Hand this chain to AI and it does three things beyond what manual scheduling can. First, it computes the Last Order Date — if ocean freight is 30 days, production 15, and buffer 10, you must place the order by August 7 or switch to air freight or skip the season. Second, it runs scenario simulations, like "if we switch to air, how much does cost rise and how many days later can we order," helping you trade off cost against timing. Third, it provides risk alerts, flagging proactively when a milestone approaches but the upstream step isn't done.

Off-season logic is the mirror image: use AI to run a "sell-through forecast" so you clear seasonal inventory before the demand curve turns down, instead of carrying dead stock across the year.
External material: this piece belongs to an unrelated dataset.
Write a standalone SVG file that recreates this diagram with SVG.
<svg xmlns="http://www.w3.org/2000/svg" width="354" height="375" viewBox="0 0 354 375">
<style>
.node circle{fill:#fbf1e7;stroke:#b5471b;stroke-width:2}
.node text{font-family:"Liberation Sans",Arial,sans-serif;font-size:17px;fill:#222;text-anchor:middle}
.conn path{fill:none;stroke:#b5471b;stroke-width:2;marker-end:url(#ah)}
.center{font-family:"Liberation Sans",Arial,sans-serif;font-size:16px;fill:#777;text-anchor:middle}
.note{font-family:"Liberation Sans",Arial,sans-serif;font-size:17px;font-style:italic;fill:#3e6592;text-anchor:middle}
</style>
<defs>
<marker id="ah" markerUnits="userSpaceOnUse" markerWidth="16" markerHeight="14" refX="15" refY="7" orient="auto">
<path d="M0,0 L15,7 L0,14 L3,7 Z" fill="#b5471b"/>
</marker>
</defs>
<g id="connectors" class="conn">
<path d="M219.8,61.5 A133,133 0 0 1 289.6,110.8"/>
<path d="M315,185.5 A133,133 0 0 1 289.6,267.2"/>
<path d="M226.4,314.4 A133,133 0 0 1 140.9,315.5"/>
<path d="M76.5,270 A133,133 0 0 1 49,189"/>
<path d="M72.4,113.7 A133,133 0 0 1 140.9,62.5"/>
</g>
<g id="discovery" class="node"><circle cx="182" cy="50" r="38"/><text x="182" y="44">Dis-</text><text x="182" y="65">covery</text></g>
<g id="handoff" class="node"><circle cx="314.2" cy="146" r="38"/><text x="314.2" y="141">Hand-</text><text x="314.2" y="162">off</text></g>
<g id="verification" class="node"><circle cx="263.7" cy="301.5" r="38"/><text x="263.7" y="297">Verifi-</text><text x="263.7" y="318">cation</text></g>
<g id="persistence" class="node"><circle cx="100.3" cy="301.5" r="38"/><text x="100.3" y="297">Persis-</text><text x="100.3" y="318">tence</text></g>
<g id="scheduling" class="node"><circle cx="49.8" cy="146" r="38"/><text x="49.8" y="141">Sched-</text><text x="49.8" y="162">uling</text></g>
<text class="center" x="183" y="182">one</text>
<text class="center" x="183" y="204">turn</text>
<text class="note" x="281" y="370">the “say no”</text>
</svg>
Execution: From Judgment to Stocked Shelves

Get the judgment and the schedule right, and what remains is executing without dropping the ball. This link is the most underrated and the most draining — sourcing factories, comparing quotes, inspecting goods, booking freight, clearing customs, listing at the overseas warehouse. A delay at any single step invalidates the entire timeline you just engineered.

This is where an end-to-end service earns its keep. A platform like Laojin Chuhai connects "AI sourcing judgment + supply-chain scheduling + fulfillment execution" into one pipeline: once AI delivers the trend-stage read and the reverse timeline, the platform handles 1688/factory sourcing, arranges first-leg freight and the overseas warehouse, and turns the Last Order Date on paper into actual inventory on the shelf. For small and mid-sized sellers, what gets saved isn't just time — it's the opportunity cost of missing an entire peak season because one link jammed.
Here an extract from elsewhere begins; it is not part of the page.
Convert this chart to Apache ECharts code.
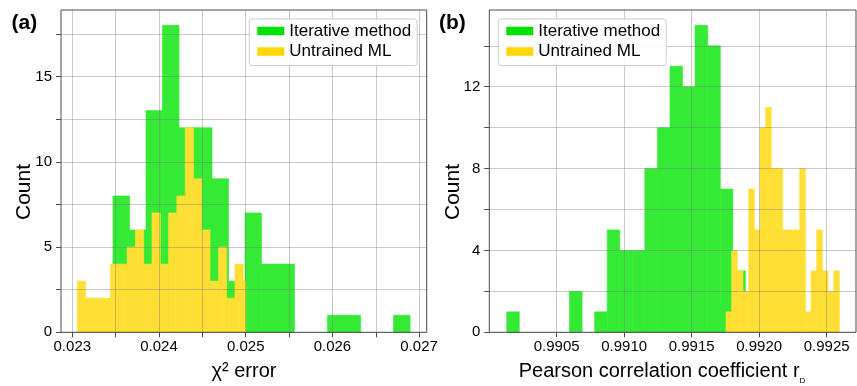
<!DOCTYPE html>
<html><head><meta charset="utf-8">
<script src="https://cdn.jsdelivr.net/npm/echarts@6/dist/echarts.min.js"></script>
<style>html,body{margin:0;padding:0;background:#fff}#c{width:857px;height:386px}</style>
</head><body><div id="c"></div>
<script>
// ---------- data ----------
const seriesNames = ['Iterative method', 'Untrained ML'];
// Panel (a): chi^2 error histograms (bin edges + counts)
const aIterEdges = [0.023469,0.023660,0.023850,0.024040,0.024231,0.024421,0.024611,0.024802,0.024992,0.025182,0.025373,0.025563,0.025754,0.025944,0.026134,0.026325,0.026515,0.026705,0.026896];
const aIterCounts = [8,6,13,18,12,12,9,3,7,4,4,0,0,1,1,0,0,1];
const aMlEdges = [0.023058,0.023153,0.023249,0.023345,0.023441,0.023536,0.023632,0.023728,0.023823,0.023919,0.024015,0.024111,0.024206,0.024302,0.024398,0.024493,0.024589,0.024685,0.024781,0.024876,0.024972,0.025000];
const aMlCounts = [3,2,2,2,4,4,5,6,4,7,4,7,8,12,9,6,3,5,2,4,3];
const aXTicks = [0.023,0.0235,0.024,0.0245,0.025,0.0255,0.026,0.0265,0.027];
const aXLabels = [0.023,0.024,0.025,0.026,0.027];
const aYTicks = [0,2.5,5,7.5,10,12.5,15,17.5];
const aYLabels = [0,5,10,15];
// Panel (b): Pearson correlation coefficient histograms
const bIterEdges = [0.990130,0.990223,0.990316,0.990409,0.990502,0.990595,0.990688,0.990781,0.990874,0.990967,0.991060,0.991153,0.991246,0.991339,0.991432,0.991525,0.991619,0.991712,0.991805,0.991898];
const bIterCounts = [1,0,0,0,0,2,0,1,5,4,4,8,10,13,12,15,14,7,3];
const bMlEdges = [0.991754,0.991796,0.991838,0.991880,0.991922,0.991964,0.992006,0.992048,0.992090,0.992132,0.992174,0.992216,0.992258,0.992300,0.992342,0.992384,0.992426,0.992468,0.992510,0.992552,0.992594];
const bMlCounts = [1,4,3,2,7,5,10,11,8,8,5,5,5,8,1,3,5,3,2,3];
const bXTicks = [0.9905,0.9910,0.9915,0.9920,0.9925];
const bXLabels = [0.9905,0.9910,0.9915,0.9920,0.9925];
const bYTicks = [0,2,4,6,8,10,12,14];
const bYLabels = [0,4,8,12];

// ---------- styling ----------
const FONT = '"Liberation Sans", Arial, sans-serif';
const GREEN_BAR = '#34ea34', YELLOW_BAR = '#ffdf33';
const GREEN_LEG = '#00e000', YELLOW_LEG = '#ffd700';
const GRID_C = 'rgba(120,120,120,0.4)', FRAME_C = '#4a4a4a';

const gA = {left: 61, top: 10, width: 365.7, height: 322.3};
const gB = {left: 489.3, top: 10, width: 366.7, height: 322.3};

function bins(edges, counts) {
  const out = [];
  counts.forEach((c, i) => { if (c > 0) out.push([edges[i], edges[i + 1], c]); });
  return out;
}
function renderBar(params, api) {
  const p0 = api.coord([api.value(0), api.value(2)]);
  const p1 = api.coord([api.value(1), 0]);
  const col = api.visual('color');
  return {type: 'rect', shape: {x: p0[0], y: p0[1], width: p1[0] - p0[0], height: p1[1] - p0[1]},
          style: {fill: col, stroke: col, lineWidth: 0.6}};
}
function xAxis(idx, min, max, ticks, labels, dec) {
  return {type: 'value', gridIndex: idx, min: min, max: max, z: 5,
    axisLine: {show: false},
    axisTick: {show: true, length: 5, customValues: ticks, lineStyle: {color: FRAME_C}},
    splitLine: {show: true, lineStyle: {color: GRID_C, width: 1}},
    axisLabel: {customValues: labels, fontSize: 15, fontFamily: FONT, color: '#000', margin: 7,
      formatter: v => v.toFixed(dec)}};
}
function yAxis(idx, max, ticks, labels) {
  return {type: 'value', gridIndex: idx, min: 0, max: max, z: 5,
    axisLine: {show: false},
    axisTick: {show: true, length: 5, customValues: ticks, lineStyle: {color: FRAME_C}},
    splitLine: {show: true, lineStyle: {color: GRID_C, width: 1}},
    axisLabel: {customValues: labels, fontSize: 15, fontFamily: FONT, color: '#000', margin: 9,
      formatter: v => String(Math.round(v))}};
}
function legend(left) {
  return {left: left, top: 19, orient: 'vertical', icon: 'rect', itemWidth: 27, itemHeight: 8.5, itemGap: 2.5,
    padding: [3, 6, 5, 8], backgroundColor: 'rgba(255,255,255,0.85)', borderColor: '#cccccc', borderWidth: 1,
    borderRadius: 3, selectedMode: false, z: 10,
    textStyle: {fontSize: 17, fontFamily: FONT, color: '#000', lineHeight: 18},
    data: [{name: seriesNames[0], itemStyle: {color: GREEN_LEG}}, {name: seriesNames[1], itemStyle: {color: YELLOW_LEG}}]};
}
function frame(g) {
  return {type: 'rect', z: 100, silent: true, shape: {x: g.left, y: g.top, width: g.width, height: g.height},
    style: {fill: null, stroke: FRAME_C, lineWidth: 1}};
}
function txt(x, y, text, size, extra) {
  return Object.assign({type: 'text', x: x, y: y, z: 100, silent: true,
    style: Object.assign({text: text, fontSize: size, fontFamily: FONT, fill: '#000', align: 'center', verticalAlign: 'middle'}, extra && extra.style || {})},
    extra && extra.el || {});
}

const option = {
  animation: false,
  backgroundColor: '#fff',
  grid: [gA, gB],
  xAxis: [xAxis(0, 0.0228697, 0.0270876, aXTicks, aXLabels, 3),
          xAxis(1, 0.9900007, 0.9927170, bXTicks, bXLabels, 4)],
  yAxis: [yAxis(0, 18.9, aYTicks, aYLabels), yAxis(1, 15.75, bYTicks, bYLabels)],
  legend: [legend(249.3), legend(498.3)],
  series: [
    {type: 'custom', name: seriesNames[0], xAxisIndex: 0, yAxisIndex: 0, renderItem: renderBar,
     itemStyle: {color: GREEN_BAR}, encode: {x: [0, 1], y: 2}, data: bins(aIterEdges, aIterCounts)},
    {type: 'custom', name: seriesNames[1], xAxisIndex: 0, yAxisIndex: 0, renderItem: renderBar,
     itemStyle: {color: YELLOW_BAR}, encode: {x: [0, 1], y: 2}, data: bins(aMlEdges, aMlCounts)},
    {type: 'custom', name: seriesNames[0], xAxisIndex: 1, yAxisIndex: 1, renderItem: renderBar,
     itemStyle: {color: GREEN_BAR}, encode: {x: [0, 1], y: 2}, data: bins(bIterEdges, bIterCounts)},
    {type: 'custom', name: seriesNames[1], xAxisIndex: 1, yAxisIndex: 1, renderItem: renderBar,
     itemStyle: {color: YELLOW_BAR}, encode: {x: [0, 1], y: 2}, data: bins(bMlEdges, bMlCounts)}
  ],
  graphic: [
    frame(gA), frame(gB),
    txt(11.5, 23, '(a)', 21, {style: {fontWeight: 'bold', align: 'left'}}),
    txt(439, 23, '(b)', 21, {style: {fontWeight: 'bold', align: 'left'}}),
    txt(24, 192, 'Count', 21, {el: {rotation: Math.PI / 2}}),
    txt(453, 192, 'Count', 21, {el: {rotation: Math.PI / 2}}),
    txt(244, 371, 'χ² error', 20),
    txt(662, 371, 'Pearson correlation coefficient r{s|D}', 20,
        {style: {rich: {s: {fontSize: 8, fontFamily: FONT, lineHeight: 28, verticalAlign: 'bottom'}}}})
  ]
};
const chart = echarts.init(document.getElementById('c'), null, {renderer: 'canvas'});
chart.setOption(option);
</script>
</body></html>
A pragmatic rhythm: let the replenishment model run evergreen products on autopilot; start the reverse schedule for seasonal products a full supply-chain cycle ahead each year (typically 90-120 days before peak); and keep trend products on small, fast batches — no more than two weeks of stock per order, preferring to go dry and reorder rather than gamble on a big stock-up.

The Honest Takeaway

In sourcing, seven parts of the outcome come from the product and three from the timing — but those three parts of timing are usually where the real separation happens. Trends and social signals show you which stage demand is in; AI translates that read into an executable reverse timeline. The rest is simply not fumbling the execution. Sort the products in front of you into the right bucket first, then talk about stocking. It's the plainest and most useful first step there is.